■ Exercise ■
Transcribe all of the material exactly. Any picture in it should be left out.
Start of Data block
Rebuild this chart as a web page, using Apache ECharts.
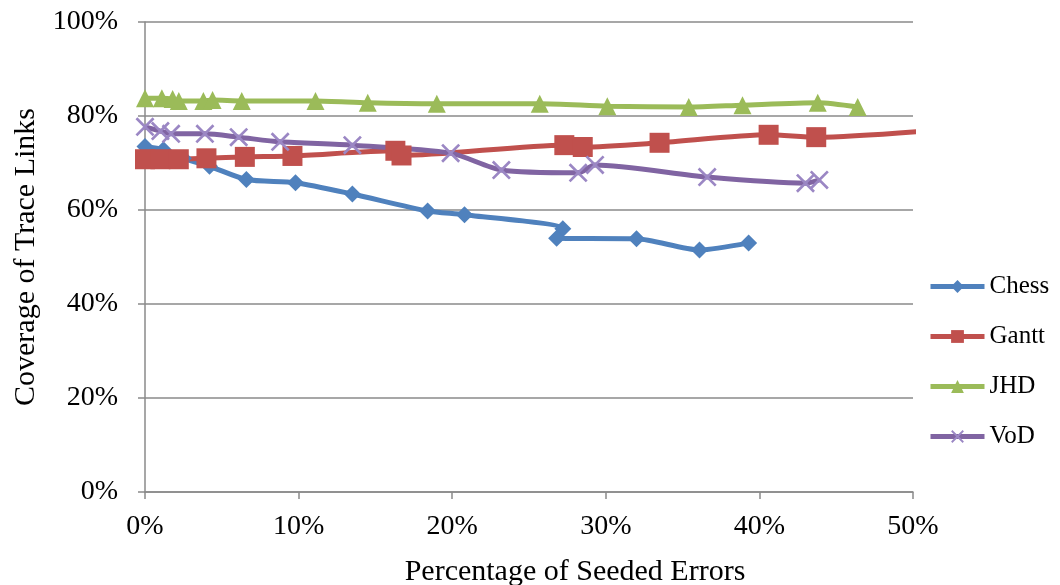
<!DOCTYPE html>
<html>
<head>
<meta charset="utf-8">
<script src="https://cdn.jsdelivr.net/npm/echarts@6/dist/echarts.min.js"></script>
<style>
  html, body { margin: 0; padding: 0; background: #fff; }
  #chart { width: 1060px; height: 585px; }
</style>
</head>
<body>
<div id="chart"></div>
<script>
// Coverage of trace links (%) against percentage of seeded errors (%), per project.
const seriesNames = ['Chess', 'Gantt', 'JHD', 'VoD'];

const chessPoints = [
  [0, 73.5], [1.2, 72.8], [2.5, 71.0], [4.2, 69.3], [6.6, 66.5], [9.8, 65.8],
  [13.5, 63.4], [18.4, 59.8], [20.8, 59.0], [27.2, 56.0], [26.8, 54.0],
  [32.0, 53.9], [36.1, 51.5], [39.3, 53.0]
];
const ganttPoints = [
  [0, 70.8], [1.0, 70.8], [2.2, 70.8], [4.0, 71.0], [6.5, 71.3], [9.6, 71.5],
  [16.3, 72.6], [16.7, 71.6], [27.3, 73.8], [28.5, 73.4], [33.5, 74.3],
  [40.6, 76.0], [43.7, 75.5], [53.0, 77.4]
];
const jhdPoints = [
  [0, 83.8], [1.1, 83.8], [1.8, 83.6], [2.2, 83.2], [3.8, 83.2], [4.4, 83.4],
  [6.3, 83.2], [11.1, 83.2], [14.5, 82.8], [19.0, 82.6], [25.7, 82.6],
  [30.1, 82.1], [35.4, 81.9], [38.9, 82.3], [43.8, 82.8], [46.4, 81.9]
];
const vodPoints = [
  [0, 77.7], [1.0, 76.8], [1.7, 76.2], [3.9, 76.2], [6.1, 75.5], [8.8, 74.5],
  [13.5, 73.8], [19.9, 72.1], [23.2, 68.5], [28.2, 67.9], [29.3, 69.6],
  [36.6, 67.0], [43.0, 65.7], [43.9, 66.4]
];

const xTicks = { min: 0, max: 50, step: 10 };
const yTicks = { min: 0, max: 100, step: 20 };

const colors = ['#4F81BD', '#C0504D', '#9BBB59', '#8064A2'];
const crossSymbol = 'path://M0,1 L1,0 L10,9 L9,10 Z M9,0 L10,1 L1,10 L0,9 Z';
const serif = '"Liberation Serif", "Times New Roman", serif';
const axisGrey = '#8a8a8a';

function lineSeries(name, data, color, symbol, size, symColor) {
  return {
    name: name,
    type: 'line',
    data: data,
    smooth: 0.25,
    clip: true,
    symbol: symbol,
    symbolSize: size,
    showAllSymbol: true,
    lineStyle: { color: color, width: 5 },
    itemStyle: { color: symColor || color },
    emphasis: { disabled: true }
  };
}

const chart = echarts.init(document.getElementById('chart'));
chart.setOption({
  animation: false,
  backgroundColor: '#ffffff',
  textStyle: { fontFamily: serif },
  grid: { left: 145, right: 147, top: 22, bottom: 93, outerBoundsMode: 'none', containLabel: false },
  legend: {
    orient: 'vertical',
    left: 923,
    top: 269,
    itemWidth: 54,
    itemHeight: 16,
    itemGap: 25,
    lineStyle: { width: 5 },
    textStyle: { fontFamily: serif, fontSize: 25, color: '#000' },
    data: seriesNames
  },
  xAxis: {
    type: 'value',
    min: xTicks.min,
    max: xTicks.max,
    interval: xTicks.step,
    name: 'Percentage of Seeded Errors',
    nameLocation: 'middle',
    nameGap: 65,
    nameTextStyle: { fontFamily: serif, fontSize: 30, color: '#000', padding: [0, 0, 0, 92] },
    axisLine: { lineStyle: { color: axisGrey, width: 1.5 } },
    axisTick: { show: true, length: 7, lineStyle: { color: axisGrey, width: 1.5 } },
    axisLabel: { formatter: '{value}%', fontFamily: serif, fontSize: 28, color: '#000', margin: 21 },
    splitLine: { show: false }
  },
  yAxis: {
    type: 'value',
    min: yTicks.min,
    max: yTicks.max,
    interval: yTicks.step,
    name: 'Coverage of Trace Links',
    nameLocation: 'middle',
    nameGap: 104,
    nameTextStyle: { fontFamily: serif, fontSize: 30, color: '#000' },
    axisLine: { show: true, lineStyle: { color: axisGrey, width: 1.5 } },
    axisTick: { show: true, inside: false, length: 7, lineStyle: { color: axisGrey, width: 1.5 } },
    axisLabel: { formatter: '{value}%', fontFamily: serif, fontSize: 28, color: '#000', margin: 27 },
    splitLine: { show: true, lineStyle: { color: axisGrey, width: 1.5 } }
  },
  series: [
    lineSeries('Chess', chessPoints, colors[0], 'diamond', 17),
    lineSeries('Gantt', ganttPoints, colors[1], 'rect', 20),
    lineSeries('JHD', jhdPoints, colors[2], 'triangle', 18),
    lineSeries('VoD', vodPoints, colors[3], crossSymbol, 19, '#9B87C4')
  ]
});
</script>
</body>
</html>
End of Data block
■ Final result ■
Rebuild this chart as a web page, using Apache ECharts.
<!DOCTYPE html>
<html>
<head>
<meta charset="utf-8">
<script src="https://cdn.jsdelivr.net/npm/echarts@6/dist/echarts.min.js"></script>
<style>
  html, body { margin: 0; padding: 0; background: #fff; }
  #chart { width: 1060px; height: 585px; }
</style>
</head>
<body>
<div id="chart"></div>
<script>
// Coverage of trace links (%) against percentage of seeded errors (%), per project.
const seriesNames = ['Chess', 'Gantt', 'JHD', 'VoD'];

const chessPoints = [
  [0, 73.5], [1.2, 72.8], [2.5, 71.0], [4.2, 69.3], [6.6, 66.5], [9.8, 65.8],
  [13.5, 63.4], [18.4, 59.8], [20.8, 59.0], [27.2, 56.0], [26.8, 54.0],
  [32.0, 53.9], [36.1, 51.5], [39.3, 53.0]
];
const ganttPoints = [
  [0, 70.8], [1.0, 70.8], [2.2, 70.8], [4.0, 71.0], [6.5, 71.3], [9.6, 71.5],
  [16.3, 72.6], [16.7, 71.6], [27.3, 73.8], [28.5, 73.4], [33.5, 74.3],
  [40.6, 76.0], [43.7, 75.5], [53.0, 77.4]
];
const jhdPoints = [
  [0, 83.8], [1.1, 83.8], [1.8, 83.6], [2.2, 83.2], [3.8, 83.2], [4.4, 83.4],
  [6.3, 83.2], [11.1, 83.2], [14.5, 82.8], [19.0, 82.6], [25.7, 82.6],
  [30.1, 82.1], [35.4, 81.9], [38.9, 82.3], [43.8, 82.8], [46.4, 81.9]
];
const vodPoints = [
  [0, 77.7], [1.0, 76.8], [1.7, 76.2], [3.9, 76.2], [6.1, 75.5], [8.8, 74.5],
  [13.5, 73.8], [19.9, 72.1], [23.2, 68.5], [28.2, 67.9], [29.3, 69.6],
  [36.6, 67.0], [43.0, 65.7], [43.9, 66.4]
];

const xTicks = { min: 0, max: 50, step: 10 };
const yTicks = { min: 0, max: 100, step: 20 };

const colors = ['#4F81BD', '#C0504D', '#9BBB59', '#8064A2'];
const crossSymbol = 'path://M0,1 L1,0 L10,9 L9,10 Z M9,0 L10,1 L1,10 L0,9 Z';
const serif = '"Liberation Serif", "Times New Roman", serif';
const axisGrey = '#8a8a8a';

function lineSeries(name, data, color, symbol, size, symColor) {
  return {
    name: name,
    type: 'line',
    data: data,
    smooth: 0.25,
    clip: true,
    symbol: symbol,
    symbolSize: size,
    showAllSymbol: true,
    lineStyle: { color: color, width: 5 },
    itemStyle: { color: symColor || color },
    emphasis: { disabled: true }
  };
}

const chart = echarts.init(document.getElementById('chart'));
chart.setOption({
  animation: false,
  backgroundColor: '#ffffff',
  textStyle: { fontFamily: serif },
  grid: { left: 145, right: 147, top: 22, bottom: 93, outerBoundsMode: 'none', containLabel: false },
  legend: {
    orient: 'vertical',
    left: 923,
    top: 269,
    itemWidth: 54,
    itemHeight: 16,
    itemGap: 25,
    lineStyle: { width: 5 },
    textStyle: { fontFamily: serif, fontSize: 25, color: '#000' },
    data: seriesNames
  },
  xAxis: {
    type: 'value',
    min: xTicks.min,
    max: xTicks.max,
    interval: xTicks.step,
    name: 'Percentage of Seeded Errors',
    nameLocation: 'middle',
    nameGap: 65,
    nameTextStyle: { fontFamily: serif, fontSize: 30, color: '#000', padding: [0, 0, 0, 92] },
    axisLine: { lineStyle: { color: axisGrey, width: 1.5 } },
    axisTick: { show: true, length: 7, lineStyle: { color: axisGrey, width: 1.5 } },
    axisLabel: { formatter: '{value}%', fontFamily: serif, fontSize: 28, color: '#000', margin: 21 },
    splitLine: { show: false }
  },
  yAxis: {
    type: 'value',
    min: yTicks.min,
    max: yTicks.max,
    interval: yTicks.step,
    name: 'Coverage of Trace Links',
    nameLocation: 'middle',
    nameGap: 104,
    nameTextStyle: { fontFamily: serif, fontSize: 30, color: '#000' },
    axisLine: { show: true, lineStyle: { color: axisGrey, width: 1.5 } },
    axisTick: { show: true, inside: false, length: 7, lineStyle: { color: axisGrey, width: 1.5 } },
    axisLabel: { formatter: '{value}%', fontFamily: serif, fontSize: 28, color: '#000', margin: 27 },
    splitLine: { show: true, lineStyle: { color: axisGrey, width: 1.5 } }
  },
  series: [
    lineSeries('Chess', chessPoints, colors[0], 'diamond', 17),
    lineSeries('Gantt', ganttPoints, colors[1], 'rect', 20),
    lineSeries('JHD', jhdPoints, colors[2], 'triangle', 18),
    lineSeries('VoD', vodPoints, colors[3], crossSymbol, 19, '#9B87C4')
  ]
});
</script>
</body>
</html>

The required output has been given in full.